Délimitation entre le droit de participer (art. 147 CPP) et le droit à la confrontation (art. 6 § 3 let. d CEDH)

La répétition d’une audition lors de laquelle le droit du prévenu de participer à l’administration des preuves (art. 147 al. 1 CPP) a été violé ne permet pas de guérir le vice initial, de sorte que les premières déclarations à charge restent inexploitables selon l’art. 147 al. 4 CPP. Le Tribunal fédéral modifie sa jurisprudence et retient que sur ce point, le droit de participer va au-delà du droit à la confrontation (art. 6 § 3 let. d CEDH).

I. En fait

Après avoir été acquitté en première instance, A est condamné en appel par le Tribunal cantonal de Zurich pour violation grave des règles de la circulation routière (art. 90 al. 2 LCR). Le tribunal tient pour établi que, à une date indéterminée en été 2016, A s’est livré, au volant d’une Porsche 911 Turbo, à une course de vitesse clandestine (drag) avec le co-prévenu B (cf. TF 6B_147/2022 du même jour). Les deux automobilistes roulaient à faible vitesse côte à côte, l’un occupant la voie normale et l’autre la voie en sens inverse, puis ont soudainement accéléré pour atteindre une vitesse de 63 km/h sur une distance d’environ 75 m. La voiture de A s’est alors détachée et B a rabattu la sienne sur la voie normale. Un troisième co-prévenu C (cf. TF 6B_137/2022 du même jour) roulait derrière A et B et a filmé la scène avec son téléphone portable.
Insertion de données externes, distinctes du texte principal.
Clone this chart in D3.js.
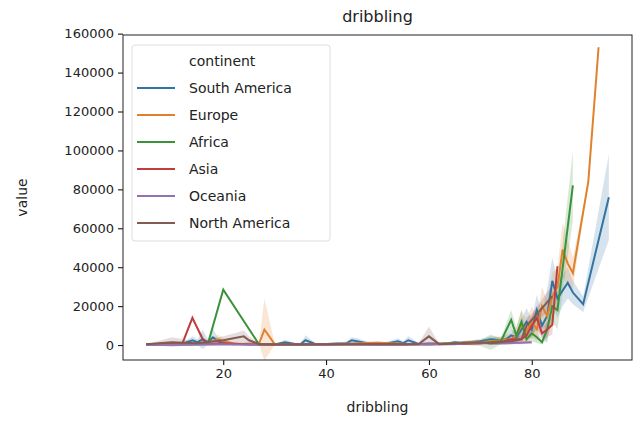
<!DOCTYPE html>
<html>
<head>
<meta charset="utf-8">
<script src="https://cdn.jsdelivr.net/npm/d3@7"></script>
<style>
  body { margin: 0; background: #fff; font-family: "DejaVu Sans", sans-serif; }
</style>
</head>
<body>
<svg id="chart"></svg>
<script>
// Data, per continent
const continents = ["South America", "Europe", "Africa", "Asia", "Oceania", "North America"];
const colors = ["#3274a1", "#e1812c", "#3a923a", "#c03d3e", "#9372b2", "#845b53"];

const saX = [5, 8, 10, 12, 14, 15, 16, 17, 18, 19, 20, 22, 25, 28, 30, 32, 34, 35, 36, 38, 40, 42, 44, 45, 46, 48, 50, 52, 54, 55, 56, 58, 60, 62, 64, 65, 66, 68, 70, 72, 74, 75, 76, 77, 78, 79, 80, 81, 82, 83, 84, 85, 86, 87, 88, 90, 95];
const saY = [300, 500, 800, 600, 2500, 1500, 3000, 1500, 4000, 2000, 1000, 500, 700, 500, 300, 1500, 600, 400, 2500, 500, 600, 800, 1000, 2500, 2000, 1000, 800, 1000, 2000, 1000, 2500, 600, 800, 700, 1000, 1500, 1200, 1500, 2000, 3000, 2500, 3000, 5000, 4000, 8000, 12000, 8000, 18000, 10000, 15000, 33000, 24000, 28000, 32000, 27000, 21000, 76000];
const saS = [0, 300, 500, 400, 2000, 1500, 5000, 1500, 4500, 1500, 1000, 300, 500, 300, 200, 1200, 400, 300, 2500, 300, 400, 500, 800, 1500, 1500, 800, 600, 700, 1500, 800, 2000, 400, 600, 500, 700, 800, 800, 1000, 1200, 1500, 1500, 2000, 3000, 2500, 5000, 7000, 5000, 8000, 6000, 14000, 12000, 10000, 8000, 8000, 6000, 4000, 22000];

const euX = [5, 8, 10, 12, 14, 16, 18, 19, 20, 22, 25, 27, 28, 30, 35, 40, 45, 50, 55, 60, 65, 68, 70, 72, 74, 76, 77, 78, 79, 80, 81, 82, 83, 84, 85, 86, 87, 88, 91, 93];
const euY = [300, 500, 400, 600, 500, 1000, 2000, 3000, 2000, 800, 600, 1000, 8000, 500, 600, 400, 800, 1200, 700, 600, 1000, 1500, 1500, 2000, 2500, 3000, 5000, 10000, 7000, 12000, 8000, 20000, 15000, 25000, 30000, 49000, 42000, 37000, 84000, 153000];
const euS = [0, 300, 300, 400, 300, 800, 1500, 2500, 1500, 500, 400, 800, 16000, 300, 400, 300, 500, 800, 500, 400, 600, 1000, 1000, 1500, 2000, 3000, 4000, 8000, 6000, 8000, 6000, 10000, 8000, 12000, 10000, 14000, 12000, 8000, 0, 0];

const afX = [5, 10, 15, 17, 20, 27, 30, 35, 40, 45, 50, 55, 60, 65, 70, 72, 74, 76, 77, 78, 79, 80, 81, 82, 83, 84, 85, 88];
const afY = [200, 500, 300, 500, 28500, 200, 300, 400, 300, 500, 600, 400, 500, 800, 1000, 1500, 2000, 13000, 5000, 12000, 3000, 6000, 4000, 1500, 8000, 20000, 18000, 82000];
const afS = [0, 300, 200, 400, 0, 100, 200, 300, 200, 300, 400, 300, 300, 600, 1500, 4000, 1500, 5000, 4000, 6000, 2000, 4000, 3000, 1000, 5000, 8000, 10000, 18000];

const asX = [5, 10, 12, 14, 16, 17, 20, 25, 30, 35, 40, 45, 50, 55, 60, 65, 70, 74, 76, 77, 78, 79, 80, 81, 82, 83, 84, 85];
const asY = [300, 1000, 500, 14000, 3000, 500, 1000, 300, 200, 400, 300, 500, 400, 300, 500, 600, 1000, 1500, 3000, 3000, 3000, 5000, 10000, 14000, 6000, 8000, 10500, 40500];
const asS = [0, 800, 300, 0, 2000, 300, 800, 200, 100, 300, 200, 300, 300, 200, 300, 400, 600, 1000, 2000, 2000, 2000, 3000, 5000, 6000, 3000, 4000, 5000, 0];

const ocX = [5, 10, 15, 20, 25, 30, 35, 40, 45, 50, 55, 60, 65, 70, 72, 75, 78, 80];
const ocY = [100, 200, 300, 500, 200, 300, 200, 400, 300, 200, 300, 400, 500, 1500, 800, 1000, 1200, 1500];
const ocS = [0, 100, 200, 300, 100, 200, 100, 200, 200, 100, 200, 200, 300, 800, 500, 600, 800, 800];

const naX = [5, 10, 15, 20, 22, 24, 25, 27, 30, 35, 40, 45, 50, 55, 58, 60, 62, 65, 70, 72, 76, 78, 79, 80, 84];
const naY = [500, 1500, 1000, 2500, 3500, 4500, 2500, 500, 400, 300, 500, 400, 600, 500, 600, 4500, 500, 800, 1500, 1000, 2000, 3000, 10000, 13000, 25000];
const naS = [0, 2500, 800, 2000, 2500, 3000, 2000, 300, 200, 200, 300, 300, 400, 300, 400, 5000, 300, 500, 1000, 800, 1500, 2000, 4000, 3000, 6000];

const seriesX = [saX, euX, afX, asX, ocX, naX];
const seriesY = [saY, euY, afY, asY, ocY, naY];
const seriesS = [saS, euS, afS, asS, ocS, naS];

const yTicks = [0, 20000, 40000, 60000, 80000, 100000, 120000, 140000, 160000];
const xTicks = [20, 40, 60, 80];

const W = 644, H = 438;
const margin = { top: 35, right: 12, bottom: 78, left: 123 };
const width = W - margin.left - margin.right;
const height = H - margin.top - margin.bottom;

const svgRoot = d3.select("#chart").attr("width", W).attr("height", H);
const svg = svgRoot.append("g").attr("transform", `translate(${margin.left},${margin.top})`);

const x = d3.scaleLinear().domain([0.5, 99.5]).range([0, width]);
const y = d3.scaleLinear().domain([-7650, 159300]).range([height, 0]);

svg.append("clipPath").attr("id", "clip").append("rect").attr("width", width).attr("height", height);
const plot = svg.append("g").attr("clip-path", "url(#clip)");

const area = d3.area().x(d => x(d.x)).y0(d => y(d.y - d.s)).y1(d => y(d.y + d.s));
const line = d3.line().x(d => x(d.x)).y(d => y(d.y));

const data = continents.map((c, i) => ({
    key: c, color: colors[i],
    pts: seriesX[i].map((v, j) => ({ x: v, y: seriesY[i][j], s: seriesS[i][j] }))
}));

plot.selectAll(".band").data(data).enter().append("path")
    .attr("d", d => area(d.pts)).attr("fill", d => d.color).attr("opacity", 0.2);
plot.selectAll(".line").data(data).enter().append("path")
    .attr("d", d => line(d.pts)).attr("fill", "none").attr("stroke", d => d.color)
    .attr("stroke-width", 2);

// axes
svg.append("g").attr("transform", `translate(0,${height})`)
    .call(d3.axisBottom(x).tickValues(xTicks).tickSize(5).tickPadding(4))
    .attr("font-size", 13).attr("font-family", "DejaVu Sans")
    .call(g => g.select(".domain").remove());
svg.append("g")
    .call(d3.axisLeft(y).tickValues(yTicks).tickSize(5).tickPadding(4).tickFormat(d3.format("d")))
    .attr("font-size", 13).attr("font-family", "DejaVu Sans")
    .call(g => g.select(".domain").remove());
svg.selectAll(".tick text").attr("fill", "#222");
svg.append("rect").attr("width", width).attr("height", height)
    .attr("fill", "none").attr("stroke", "#222").attr("stroke-width", 1);

svg.append("text").attr("x", width / 2).attr("y", -13).attr("text-anchor", "middle")
    .style("font-size", "16px").style("fill", "#222").text("dribbling");
svg.append("text").attr("x", width / 2).attr("y", height + 52).attr("text-anchor", "middle")
    .style("font-size", "14px").style("fill", "#222").text("dribbling");
svg.append("text").attr("transform", "rotate(-90)").attr("x", -height / 2).attr("y", -96)
    .attr("text-anchor", "middle").style("font-size", "14px").style("fill", "#222").text("value");

// legend
const lg = svgRoot.append("g").attr("transform", "translate(132,45)");
lg.append("rect").attr("width", 198).attr("height", 196).attr("rx", 3)
    .attr("fill", "#fff").attr("fill-opacity", 0.8).attr("stroke", "#ddd");
lg.append("text").attr("x", 57).attr("y", 21).style("font-size", "14px").style("fill", "#222").text("continent");
data.forEach((d, i) => {
    const yy = 43 + i * 27;
    lg.append("line").attr("x1", 5).attr("x2", 43).attr("y1", yy).attr("y2", yy)
        .attr("stroke", d.color).attr("stroke-width", 2);
    lg.append("text").attr("x", 57).attr("y", yy + 5).style("font-size", "14px")
        .style("fill", "#222").text(d.key);
});
</script>
</body>
</html>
A forme recours au Tribunal fédéral (TF). Il conclut à l’annulation de l’arrêt entrepris, au renvoi de la cause à l’autorité cantonale et à son acquittement.

II. En droit

Le recourant reproche au Tribunal cantonal d’avoir exploité indûment l’enregistrement vidéo réalisé par C.

Le TF rappelle sa jurisprudence sur l’exploitabilité des preuves récoltées par des particuliers, selon laquelle une preuve obtenue de manière licite est en principe exploitable sans restriction en procédure pénale (cf. not. ATF 147 IV 9 ; ATF 147 IV 16). L’enregistrement de vidéos sur le domaine public sur lesquelles des plaques d’immatriculation sont reconnaissables constitue un traitement de données personnelles, qui est qualifié d’atteinte illicite à la personnalité s’il n’est pas reconnaissable pour la personne concernée (art. 3 let. a et e, art. 4 al. 4 et art. 12 al. 2 let. a aLPD, encore en vigueur au moment des faits). L’illicéité peut toutefois être levée par un motif justificatif, dont le consentement de la victime (art. 13 al. 1 aLPD) (c. 1.3).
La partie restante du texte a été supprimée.